**TASK TO COMPLETE**
Locate each line in the records containing "Give". Copy it.

☆ ☆ ☆ ☆ ☆ ☆ ☆

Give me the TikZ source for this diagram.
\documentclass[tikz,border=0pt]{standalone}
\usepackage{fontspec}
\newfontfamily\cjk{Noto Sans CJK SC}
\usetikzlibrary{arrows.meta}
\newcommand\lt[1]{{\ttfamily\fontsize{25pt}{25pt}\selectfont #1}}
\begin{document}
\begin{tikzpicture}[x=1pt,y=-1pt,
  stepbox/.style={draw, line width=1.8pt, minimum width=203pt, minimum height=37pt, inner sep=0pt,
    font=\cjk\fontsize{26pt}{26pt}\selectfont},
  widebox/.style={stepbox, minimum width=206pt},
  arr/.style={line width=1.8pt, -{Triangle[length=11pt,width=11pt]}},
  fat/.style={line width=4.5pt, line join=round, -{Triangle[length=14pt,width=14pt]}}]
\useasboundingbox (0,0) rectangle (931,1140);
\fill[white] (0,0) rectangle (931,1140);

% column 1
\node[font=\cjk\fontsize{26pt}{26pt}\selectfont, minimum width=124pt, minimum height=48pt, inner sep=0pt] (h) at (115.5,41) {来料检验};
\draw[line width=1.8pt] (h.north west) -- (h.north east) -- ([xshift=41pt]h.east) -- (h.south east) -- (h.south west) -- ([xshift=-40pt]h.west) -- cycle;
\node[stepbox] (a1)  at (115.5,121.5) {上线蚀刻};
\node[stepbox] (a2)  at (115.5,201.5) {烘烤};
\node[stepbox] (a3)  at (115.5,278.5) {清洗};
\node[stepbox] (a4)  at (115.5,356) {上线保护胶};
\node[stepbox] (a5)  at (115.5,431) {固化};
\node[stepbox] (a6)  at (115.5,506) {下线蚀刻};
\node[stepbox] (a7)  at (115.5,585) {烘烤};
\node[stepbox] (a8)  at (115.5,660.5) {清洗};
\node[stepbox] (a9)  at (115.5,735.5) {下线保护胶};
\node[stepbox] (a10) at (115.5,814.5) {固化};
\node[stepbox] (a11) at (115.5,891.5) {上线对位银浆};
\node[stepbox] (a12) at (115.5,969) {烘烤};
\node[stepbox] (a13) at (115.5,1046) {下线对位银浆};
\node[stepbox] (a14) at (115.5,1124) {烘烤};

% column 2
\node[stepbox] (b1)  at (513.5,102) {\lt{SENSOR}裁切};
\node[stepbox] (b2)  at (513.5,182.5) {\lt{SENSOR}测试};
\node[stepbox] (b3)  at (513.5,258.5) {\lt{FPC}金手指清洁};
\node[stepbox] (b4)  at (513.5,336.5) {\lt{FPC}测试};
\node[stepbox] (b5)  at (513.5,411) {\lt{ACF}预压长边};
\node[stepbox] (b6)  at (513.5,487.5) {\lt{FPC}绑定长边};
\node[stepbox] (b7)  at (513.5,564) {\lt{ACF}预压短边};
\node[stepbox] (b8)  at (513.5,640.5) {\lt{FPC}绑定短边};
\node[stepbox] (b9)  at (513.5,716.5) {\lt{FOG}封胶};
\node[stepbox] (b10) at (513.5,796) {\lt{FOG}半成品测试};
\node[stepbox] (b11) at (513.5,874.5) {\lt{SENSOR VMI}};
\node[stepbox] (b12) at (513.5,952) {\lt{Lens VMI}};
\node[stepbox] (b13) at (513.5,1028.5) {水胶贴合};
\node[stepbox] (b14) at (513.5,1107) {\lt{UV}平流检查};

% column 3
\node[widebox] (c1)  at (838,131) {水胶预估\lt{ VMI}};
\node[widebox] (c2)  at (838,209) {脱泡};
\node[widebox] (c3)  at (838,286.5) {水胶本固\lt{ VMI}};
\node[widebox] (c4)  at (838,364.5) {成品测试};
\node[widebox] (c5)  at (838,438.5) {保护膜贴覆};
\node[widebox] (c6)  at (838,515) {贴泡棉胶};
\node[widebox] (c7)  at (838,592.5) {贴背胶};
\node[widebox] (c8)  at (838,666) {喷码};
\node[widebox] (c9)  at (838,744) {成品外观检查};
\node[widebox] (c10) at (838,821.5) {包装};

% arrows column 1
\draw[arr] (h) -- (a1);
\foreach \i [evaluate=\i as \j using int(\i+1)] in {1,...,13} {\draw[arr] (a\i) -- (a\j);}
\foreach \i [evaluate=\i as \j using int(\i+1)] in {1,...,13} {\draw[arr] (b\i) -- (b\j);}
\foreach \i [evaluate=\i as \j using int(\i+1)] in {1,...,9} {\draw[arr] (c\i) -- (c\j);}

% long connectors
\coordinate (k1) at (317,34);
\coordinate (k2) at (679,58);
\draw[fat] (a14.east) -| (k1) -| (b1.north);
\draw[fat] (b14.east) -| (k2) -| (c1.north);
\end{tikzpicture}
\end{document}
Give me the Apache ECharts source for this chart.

☆ ☆ ☆ ☆ ☆ ☆ ☆

**FINAL RESULT**
Give me the TikZ source for this diagram.
Give me the Apache ECharts source for this chart.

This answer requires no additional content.